To further expose the waning power of oil prices on investors’ sentiments, oil prices have gained 8 percent in the past one month but stocks and the naira are down 8.5 and 0.2 percent, respectively, according to data compiled by Business Day.

“The poor stock market performance is a reflection of sentiments towards the broader economy, as many investors say they had expected an Atiku victory, and recalled their investment after he lost to Buhari,” said Ayodeji Ebo, managing director of Lagos-based investment advisory firm, Afrinvest Securities.

“They (investors) have low expectations of another four-year term for Buhari and are only comfortable putting their money in government securities, where they are taking zero risk,” Ebo said.


“Now that investors are asking for more than a rally in oil to buy Nigeria, the government must act fast to implement the type of reforms that will send a signal that the country is open for business,” he added.

Even an IMF upgrade on Nigeria’s economic growth to 2.1 percent in 2019, from the 2 percent forecast made in January, has proved unable to significantly lift sentiments in the investor community.

Although the stock market gained 0.7 percent Friday, analysts say the rare uptick is unsustainable.

The feeling is that Nigeria has showed little signs of implementing wide-reaching market reforms, from how electricity and petrol are priced to enforcement of contracts signed by the government. And that has dealt a blow to confidence in the economy.

Critics say Buhari is yet to satisfactorily show investors that he will pursue private sector-led growth in the next four years and jettison his government-led approach that attaches little importance to private capital.

Atiku Abubakar was President Muhammadu Buhari’s main challenger in February’s presidential elections and he promised to end a wasteful petrol subsidy, multiple exchange rates, and create jobs through the private sector. He also said he would follow the path of Saudi Arabia by selling some stake in state-owned oil company NNPC to diversify the country’s revenue stream.

Although Nigeria’s political history suggests Atiku may well have done neither, his private-sector approach to tackling the country’s myriad of challenges endeared him to investors as his ideologies shone bright in comparison to Buhari who banks on his socialist schemes to create jobs and boost economic growth in a country where government spending forms less than 7 percent of GDP.

Foreign and local investment banks predicted a stock rally if Atiku won.
The fact that Nigerian stocks were also some of the cheapest in developing markets using the Price to Earnings metric only fanned optimism which dissipated after the former vice president lost to Buhari, who secured a second term over his rival by a margin of 4 million votes.

However, the stock market plot hasn’t played out in the bond market, as Buhari’s victory sparked record foreign inflows that drove bond yields to a three-year low.

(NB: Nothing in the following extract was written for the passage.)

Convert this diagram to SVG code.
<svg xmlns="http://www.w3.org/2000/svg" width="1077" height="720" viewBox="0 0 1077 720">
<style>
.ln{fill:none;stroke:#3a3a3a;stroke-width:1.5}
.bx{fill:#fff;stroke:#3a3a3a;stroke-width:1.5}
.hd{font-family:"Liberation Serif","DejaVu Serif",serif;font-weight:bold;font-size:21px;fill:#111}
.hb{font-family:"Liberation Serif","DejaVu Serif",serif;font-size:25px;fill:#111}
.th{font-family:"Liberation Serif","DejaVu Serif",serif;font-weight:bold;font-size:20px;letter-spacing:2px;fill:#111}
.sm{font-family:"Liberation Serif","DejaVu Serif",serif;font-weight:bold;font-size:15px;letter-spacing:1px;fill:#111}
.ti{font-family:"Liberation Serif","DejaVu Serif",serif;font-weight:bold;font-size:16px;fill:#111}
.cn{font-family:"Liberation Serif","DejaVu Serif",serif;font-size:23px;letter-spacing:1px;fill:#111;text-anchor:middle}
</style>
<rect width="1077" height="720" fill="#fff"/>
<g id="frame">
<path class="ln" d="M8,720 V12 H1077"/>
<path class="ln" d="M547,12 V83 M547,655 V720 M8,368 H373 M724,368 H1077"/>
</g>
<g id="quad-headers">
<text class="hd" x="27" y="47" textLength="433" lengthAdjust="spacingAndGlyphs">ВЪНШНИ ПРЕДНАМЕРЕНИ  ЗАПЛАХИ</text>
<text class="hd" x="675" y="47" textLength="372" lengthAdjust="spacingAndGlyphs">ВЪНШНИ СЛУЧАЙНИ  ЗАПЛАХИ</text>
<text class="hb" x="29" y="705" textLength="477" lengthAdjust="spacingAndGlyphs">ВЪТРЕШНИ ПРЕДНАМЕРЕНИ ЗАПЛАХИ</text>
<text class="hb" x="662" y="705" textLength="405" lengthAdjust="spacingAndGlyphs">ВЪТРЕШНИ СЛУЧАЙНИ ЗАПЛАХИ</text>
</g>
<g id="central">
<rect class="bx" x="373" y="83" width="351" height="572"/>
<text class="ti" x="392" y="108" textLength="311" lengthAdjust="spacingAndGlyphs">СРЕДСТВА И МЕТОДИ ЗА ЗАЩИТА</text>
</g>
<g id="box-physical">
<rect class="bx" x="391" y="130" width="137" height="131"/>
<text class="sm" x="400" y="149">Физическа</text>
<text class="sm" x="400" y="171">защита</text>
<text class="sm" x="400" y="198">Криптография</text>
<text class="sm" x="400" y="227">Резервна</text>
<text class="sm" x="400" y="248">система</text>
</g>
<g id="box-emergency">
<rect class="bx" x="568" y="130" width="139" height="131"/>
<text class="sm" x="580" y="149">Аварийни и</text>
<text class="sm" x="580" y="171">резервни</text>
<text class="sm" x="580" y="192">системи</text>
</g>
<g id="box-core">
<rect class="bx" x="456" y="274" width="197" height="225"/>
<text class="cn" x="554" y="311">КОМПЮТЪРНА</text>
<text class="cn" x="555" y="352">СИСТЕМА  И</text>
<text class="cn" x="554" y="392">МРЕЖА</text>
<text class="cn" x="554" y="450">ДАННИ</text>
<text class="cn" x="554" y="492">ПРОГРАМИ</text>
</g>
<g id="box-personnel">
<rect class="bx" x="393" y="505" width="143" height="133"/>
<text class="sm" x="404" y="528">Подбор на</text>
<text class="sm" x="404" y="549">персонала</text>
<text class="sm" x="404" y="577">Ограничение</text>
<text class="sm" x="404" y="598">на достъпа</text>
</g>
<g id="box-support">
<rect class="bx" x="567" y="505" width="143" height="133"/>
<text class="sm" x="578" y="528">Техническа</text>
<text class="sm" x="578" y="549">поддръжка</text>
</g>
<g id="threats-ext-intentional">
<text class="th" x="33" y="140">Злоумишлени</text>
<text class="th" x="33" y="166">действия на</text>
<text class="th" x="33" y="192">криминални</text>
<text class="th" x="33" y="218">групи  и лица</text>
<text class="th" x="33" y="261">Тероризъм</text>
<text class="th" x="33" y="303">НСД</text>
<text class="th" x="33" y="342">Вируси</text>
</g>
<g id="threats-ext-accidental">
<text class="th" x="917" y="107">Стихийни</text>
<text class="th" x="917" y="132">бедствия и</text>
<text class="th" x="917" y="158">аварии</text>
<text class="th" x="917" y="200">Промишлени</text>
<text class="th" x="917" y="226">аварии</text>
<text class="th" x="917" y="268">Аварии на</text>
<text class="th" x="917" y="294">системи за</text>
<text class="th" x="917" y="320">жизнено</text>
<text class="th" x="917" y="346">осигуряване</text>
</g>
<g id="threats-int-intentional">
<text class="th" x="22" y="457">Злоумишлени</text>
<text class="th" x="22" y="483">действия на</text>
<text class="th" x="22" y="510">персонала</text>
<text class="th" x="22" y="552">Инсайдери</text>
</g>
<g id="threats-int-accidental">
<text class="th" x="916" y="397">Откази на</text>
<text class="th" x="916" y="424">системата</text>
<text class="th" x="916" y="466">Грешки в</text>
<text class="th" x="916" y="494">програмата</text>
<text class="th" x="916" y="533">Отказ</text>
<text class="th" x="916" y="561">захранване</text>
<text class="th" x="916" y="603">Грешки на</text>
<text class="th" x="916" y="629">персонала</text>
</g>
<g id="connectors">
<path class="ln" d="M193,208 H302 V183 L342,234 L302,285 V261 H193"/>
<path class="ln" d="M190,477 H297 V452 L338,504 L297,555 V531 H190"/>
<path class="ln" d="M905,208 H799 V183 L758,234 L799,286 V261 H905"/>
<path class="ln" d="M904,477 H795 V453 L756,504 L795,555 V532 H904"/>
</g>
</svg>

Foreign investors, the biggest players in the stock market, have avoided stocks and favoured bonds because they are not convinced that President Buhari will push through tough reforms that will get the economy growing at the required level, which is closer to 6 percent than last year’s underwhelming 1.9 percent growth.

“Oil is proving insufficient and investors want more in terms of policies,” said Wale Okunrinboye, head of research at Sigma Pensions. Pension Fund Administrators are dominant local investors in Nigeria.

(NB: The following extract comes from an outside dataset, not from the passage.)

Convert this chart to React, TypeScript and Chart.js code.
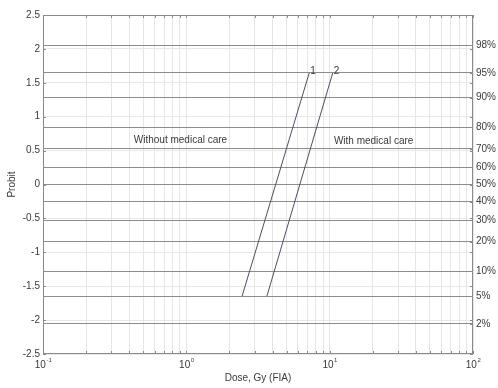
import React, { useEffect, useRef } from 'react';
import { Chart, registerables } from 'chart.js';

Chart.register(...registerables);

const FONT = '"Liberation Sans", Arial, Helvetica, sans-serif';
const TEXT = '#3a3a3a';

// X axis (log dose)
const doseDecades = [0.1, 1, 10];
const decadeSteps = [1, 2, 3, 4, 5, 6, 7, 8, 9];
const xMin = 0.1;
const xMax = 100;
const xLabelTicks = [0.1, 1, 10, 100];
const xLabelExponents = ['-1', '0', '1', '2'];

// Left Y axis (probit)
const yMin = -2.5;
const yMax = 2.5;
const yStep = 0.5;

// Right Y axis (percent)
const percentLabels = ['2%', '5%', '10%', '20%', '30%', '40%', '50%', '60%', '70%', '80%', '90%', '95%', '98%'];
const percentProbits = [-2.054, -1.645, -1.282, -0.842, -0.524, -0.253, 0, 0.253, 0.524, 0.842, 1.282, 1.645, 2.054];

// Series
const line1Dose = [2.45, 7.2];
const line2Dose = [3.65, 10.5];
const lineProbit = [-1.645, 1.645];
const lineNames = ['1', '2'];

// Annotations
const noteTexts = ['Without medical care', 'With medical care'];
const noteDose = [0.43, 10.7];
const noteProbit = [0.65, 0.64];

const xGridTicks: number[] = [];
doseDecades.forEach((d) => decadeSteps.forEach((s) => xGridTicks.push(+(d * s).toPrecision(3))));
xGridTicks.push(xMax);

const overlayPlugin = {
  id: 'overlay',
  afterDatasetsDraw(chart: any) {
    const { ctx, chartArea: a, scales } = chart;
    const xs = scales.x;
    const ys = scales.y;
    ctx.save();
    // box
    ctx.strokeStyle = '#8a8a8a';
    ctx.lineWidth = 1;
    ctx.strokeRect(Math.round(a.left) + 0.5, Math.round(a.top) + 0.5, Math.round(a.right - a.left) - 1, Math.round(a.bottom - a.top) - 1);
    // inward ticks
    ctx.beginPath();
    ys.ticks.forEach((t: any) => {
      const y = Math.round(ys.getPixelForValue(t.value)) + 0.5;
      ctx.moveTo(a.left, y); ctx.lineTo(a.left + 3, y);
      ctx.moveTo(a.right, y); ctx.lineTo(a.right - 3, y);
    });
    percentProbits.forEach((p) => {
      const y = Math.round(ys.getPixelForValue(p)) + 0.5;
      ctx.moveTo(a.right, y); ctx.lineTo(a.right - 3, y);
    });
    xGridTicks.forEach((v) => {
      const x = Math.round(xs.getPixelForValue(v)) + 0.5;
      ctx.moveTo(x, a.bottom); ctx.lineTo(x, a.bottom - 3);
      ctx.moveTo(x, a.top); ctx.lineTo(x, a.top + 3);
    });
    ctx.stroke();

    ctx.fillStyle = TEXT;
    ctx.font = `10px ${FONT}`;
    ctx.textBaseline = 'middle';
    ctx.textAlign = 'left';
    // line labels
    chart.data.datasets.forEach((ds: any, i: number) => {
      const top = ds.data[ds.data.length - 1];
      const px = xs.getPixelForValue(top.x);
      const py = ys.getPixelForValue(top.y);
      ctx.fillText(lineNames[i], px + 1, py - 2);
    });
    // notes
    noteTexts.forEach((t, i) => {
      ctx.fillText(t, xs.getPixelForValue(noteDose[i]), ys.getPixelForValue(noteProbit[i]));
    });
    // x tick labels 10^n
    xLabelTicks.forEach((v, i) => {
      const x = xs.getPixelForValue(v);
      const y = a.bottom + 11;
      ctx.font = `10px ${FONT}`;
      const w1 = ctx.measureText('10').width;
      ctx.font = `6px ${FONT}`;
      const w2 = ctx.measureText(xLabelExponents[i]).width;
      const start = x - (w1 + w2) / 2;
      ctx.textAlign = 'left';
      ctx.font = `10px ${FONT}`;
      ctx.fillText('10', start, y);
      ctx.font = `6px ${FONT}`;
      ctx.fillText(xLabelExponents[i], start + w1 + 0.5, y - 5);
    });
    ctx.restore();
  },
};

export default function App() {
  const ref = useRef<HTMLCanvasElement | null>(null);
  useEffect(() => {
    document.body.style.margin = '0';
    if (!ref.current) return;
    const chart = new Chart(ref.current, {
      type: 'scatter',
      data: {
        datasets: [line1Dose, line2Dose].map((doses) => ({
          data: doses.map((d, i) => ({ x: d, y: lineProbit[i] })),
          showLine: true,
          borderColor: '#4d4d66',
          borderWidth: 1,
          pointRadius: 0,
          yAxisID: 'y',
        })),
      },
      options: {
        responsive: false,
        animation: false,
        layout: { padding: { top: 15, left: 0, right: 0, bottom: 0 } },
        plugins: { legend: { display: false }, tooltip: { enabled: false } },
        scales: {
          x: {
            type: 'logarithmic',
            min: xMin,
            max: xMax,
            afterBuildTicks: (s: any) => { s.ticks = xGridTicks.map((v) => ({ value: v })); },
            afterFit: (s: any) => { s.height = 34; },
            ticks: { display: false },
            border: { display: false },
            grid: { color: '#e6e6e6', drawTicks: false, lineWidth: 1 },
            title: {
              display: true,
              text: 'Dose, Gy (FIA)',
              color: TEXT,
              font: { family: FONT, size: 10 },
              padding: { top: 0, bottom: 4 },
            },
          },
          y: {
            type: 'linear',
            position: 'left',
            min: yMin,
            max: yMax,
            ticks: {
              stepSize: yStep,
              color: TEXT,
              font: { family: FONT, size: 10 },
              padding: 3,
              callback: (v: any) => `${+Number(v).toFixed(2)}`,
            },
            afterFit: (s: any) => { s.width = 43; },
            border: { display: false },
            grid: { color: '#e8e8e8', drawTicks: false },
            title: {
              display: true,
              text: 'Probit',
              color: TEXT,
              font: { family: FONT, size: 10 },
              padding: { top: 6, bottom: 0 },
            },
          },
          y2: {
            type: 'linear',
            position: 'right',
            min: yMin,
            max: yMax,
            afterBuildTicks: (s: any) => { s.ticks = percentProbits.map((v) => ({ value: v })); },
            ticks: {
              color: TEXT,
              font: { family: FONT, size: 10 },
              padding: 3,
              callback: (_v: any, i: number) => percentLabels[i],
            },
            afterFit: (s: any) => { s.width = 25; },
            border: { display: false },
            grid: { color: '#8c8c8c', drawTicks: false },
          },
        },
      },
      plugins: [overlayPlugin],
    } as any);
    return () => chart.destroy();
  }, []);
  return (
    <div style={{ width: 498, height: 388 }}>
      <canvas ref={ref} width={498} height={388} style={{ width: 498, height: 388, display: 'block' }} />
    </div>
  );
}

“Nigeria is best described as a country with developing market growth but emerging market risk, which does not make it enticing to investors,” Okunrinboye added.

Oil prices are on course for their longest run of weekly gains since 2016, according to

Bloomberg data, as the conflict in Libya and US sanctions on Venezuela and Iran constrain oil supplies. OPEC will also press on with output cuts through June.

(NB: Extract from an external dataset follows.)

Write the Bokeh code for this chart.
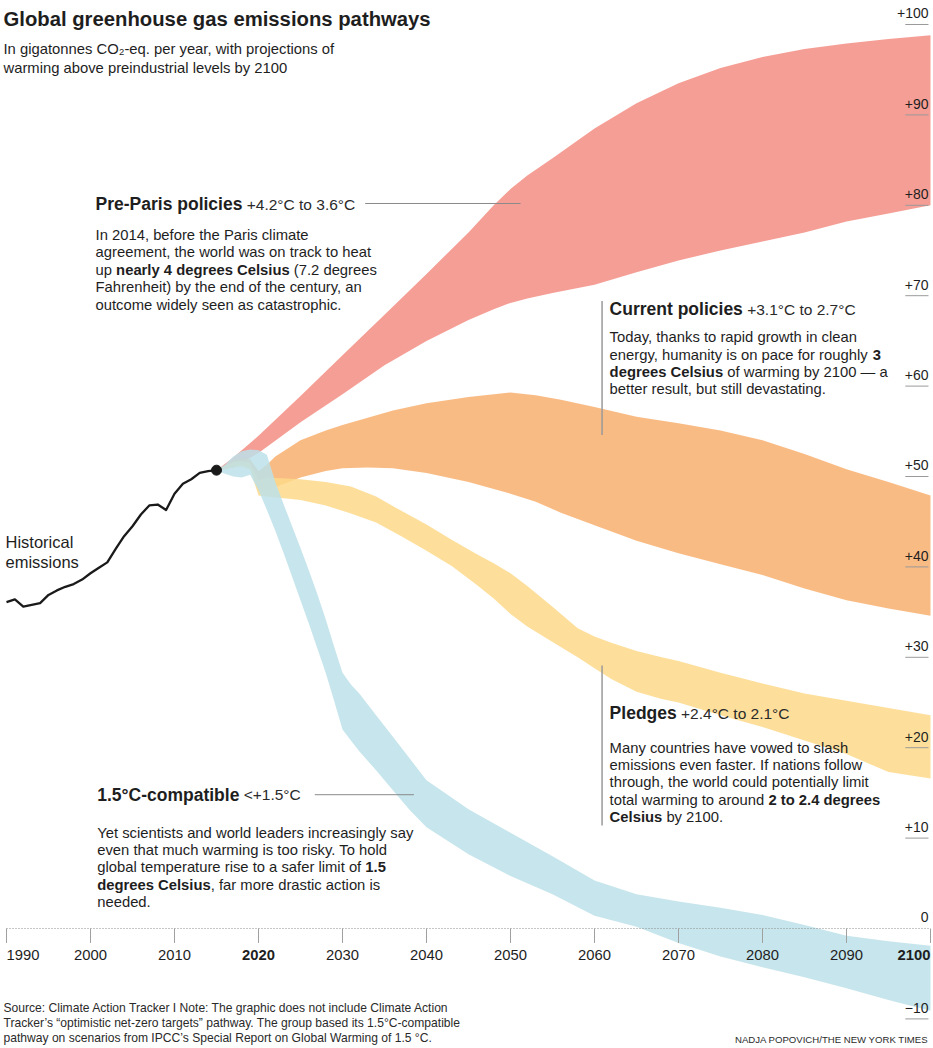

“Appreciating oil prices are likely to provide foreign exchange stability, ability to implement 2019 budgets and economic growth in Nigeria,” said Lukman Otunuga, an analyst at FXTM Research.
“However, with uncertainties revolving around slowing global growth potentially derailing attempts by OPEC+ to rebalance, Nigeria still needs to break away from oil, and to derive growth from other sustainable sources,” Otunuga added.

The strong positive correlation between oil and stocks is because rising oil price leads to strong economic growth in oil-dependent Nigeria and oil export earnings contribute the largest chunk to foreign reserves in the country.

A larger foreign exchange (FX) reserves position usually boosts investors’ confidence in Nigerian equities and the external reserves provide security for foreign investors who may be worried about the difficulty of exiting the market at will.

“Until the right reforms happen, the country will have to endure jobless and non-inclusive growth that will be buoyed by oil and not good policies,” said Ebo of Afrinvest Securities.
Nigeria’s unemployment rate stood at a six-year high of 23 percent in the third quarter of 2018, according to NBS data.

Poverty has more than doubled in the last five years, placing Nigeria ahead of India as the poverty capital of the world despite having less than a third of India’s population, according to a Brookings Institution report.